What this task involves:
Each line below must be set down exactly; omit any image you find.

Provided material:
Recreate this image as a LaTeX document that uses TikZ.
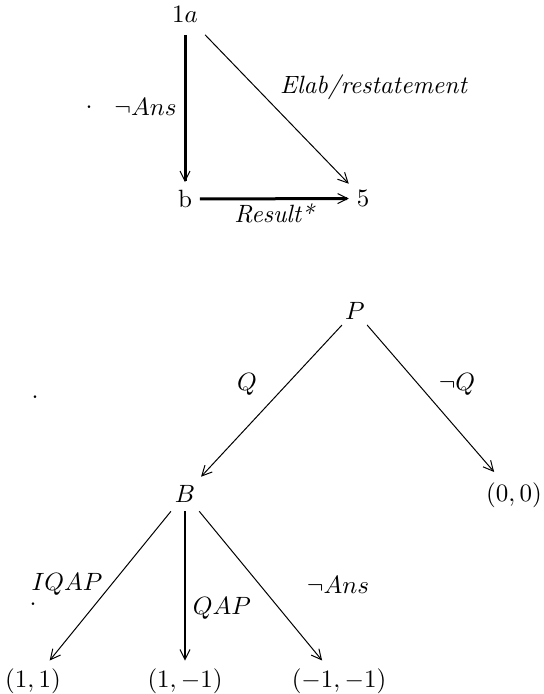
\documentclass[tikz,border=0pt]{standalone}
\usetikzlibrary{arrows.meta}
\begin{document}
\begin{tikzpicture}[x=0.4pt,y=-0.4pt,
  lbl/.style={inner sep=0pt},
  vx/.style={inner sep=3pt},
  arr/.style={-{Straight Barb[length=4pt,width=4pt,line width=0.4pt]}, line width=0.4pt},
  thickarr/.style={arr, line width=1.2pt},
  medarr/.style={arr, line width=0.8pt}]
\useasboundingbox (0,0) rectangle (543,694);
% top diagram
\node[vx, inner sep=4.8pt] (a1) at (185,14) {1$a$};
\node[vx] (b) at (185,199) {b};
\node[vx] (five) at (363,198.5) {5};
\draw[thickarr] (a1) -- (b);
\draw[arr] (a1) -- (five);
\draw[thickarr] (b) -- (five);
\node[lbl, anchor=base east] (lAns) at (177,115) {$\neg Ans$};
\node[lbl] (d1) at (89,107) {.};
\node[lbl, anchor=base] (lElab) at (374,93) {\textit{Elab/restatement}};
\node[lbl, anchor=base] (lRes) at (275,222) {\textit{Result*}};
% bottom tree
\node[vx, inner sep=2pt] (P) at (355,311) {$P$};
\node[vx, inner sep=3.3pt] (B) at (185,494) {$B$};
\node[vx, inner sep=4pt] (z) at (514,495) {$(0,0)$};
\node[vx] (c1) at (33,681) {$(1,1)$};
\node[vx] (c2) at (185,681) {$(1,-1)$};
\node[vx] (c3) at (339,681) {$(-1,-1)$};
\draw[arr] (P) -- (B);
\draw[arr] (P) -- (z);
\draw[arr] (B) -- (c1);
\draw[medarr] (B) -- (c2);
\draw[arr] (B) -- (c3);
\node[lbl, anchor=base] (lQ) at (247,390) {$Q$};
\node[lbl, anchor=base] (lnQ) at (457,390) {$\neg Q$};
\node[lbl] (d2) at (35,397) {.};
\node[lbl, anchor=base] (lIQAP) at (67,590) {$IQAP$};
\node[lbl] (d3) at (33,604) {.};
\node[lbl, anchor=base] (lQAP) at (222,614) {$QAP$};
\node[lbl, anchor=base] (lnAns) at (338,593) {$\neg Ans$};
\end{tikzpicture}
\end{document}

Solution:
Recreate this image as a LaTeX document that uses TikZ.
\documentclass[tikz,border=0pt]{standalone}
\usetikzlibrary{arrows.meta}
\begin{document}
\begin{tikzpicture}[x=0.4pt,y=-0.4pt,
  lbl/.style={inner sep=0pt},
  vx/.style={inner sep=3pt},
  arr/.style={-{Straight Barb[length=4pt,width=4pt,line width=0.4pt]}, line width=0.4pt},
  thickarr/.style={arr, line width=1.2pt},
  medarr/.style={arr, line width=0.8pt}]
\useasboundingbox (0,0) rectangle (543,694);
% top diagram
\node[vx, inner sep=4.8pt] (a1) at (185,14) {1$a$};
\node[vx] (b) at (185,199) {b};
\node[vx] (five) at (363,198.5) {5};
\draw[thickarr] (a1) -- (b);
\draw[arr] (a1) -- (five);
\draw[thickarr] (b) -- (five);
\node[lbl, anchor=base east] (lAns) at (177,115) {$\neg Ans$};
\node[lbl] (d1) at (89,107) {.};
\node[lbl, anchor=base] (lElab) at (374,93) {\textit{Elab/restatement}};
\node[lbl, anchor=base] (lRes) at (275,222) {\textit{Result*}};
% bottom tree
\node[vx, inner sep=2pt] (P) at (355,311) {$P$};
\node[vx, inner sep=3.3pt] (B) at (185,494) {$B$};
\node[vx, inner sep=4pt] (z) at (514,495) {$(0,0)$};
\node[vx] (c1) at (33,681) {$(1,1)$};
\node[vx] (c2) at (185,681) {$(1,-1)$};
\node[vx] (c3) at (339,681) {$(-1,-1)$};
\draw[arr] (P) -- (B);
\draw[arr] (P) -- (z);
\draw[arr] (B) -- (c1);
\draw[medarr] (B) -- (c2);
\draw[arr] (B) -- (c3);
\node[lbl, anchor=base] (lQ) at (247,390) {$Q$};
\node[lbl, anchor=base] (lnQ) at (457,390) {$\neg Q$};
\node[lbl] (d2) at (35,397) {.};
\node[lbl, anchor=base] (lIQAP) at (67,590) {$IQAP$};
\node[lbl] (d3) at (33,604) {.};
\node[lbl, anchor=base] (lQAP) at (222,614) {$QAP$};
\node[lbl, anchor=base] (lnAns) at (338,593) {$\neg Ans$};
\end{tikzpicture}
\end{document}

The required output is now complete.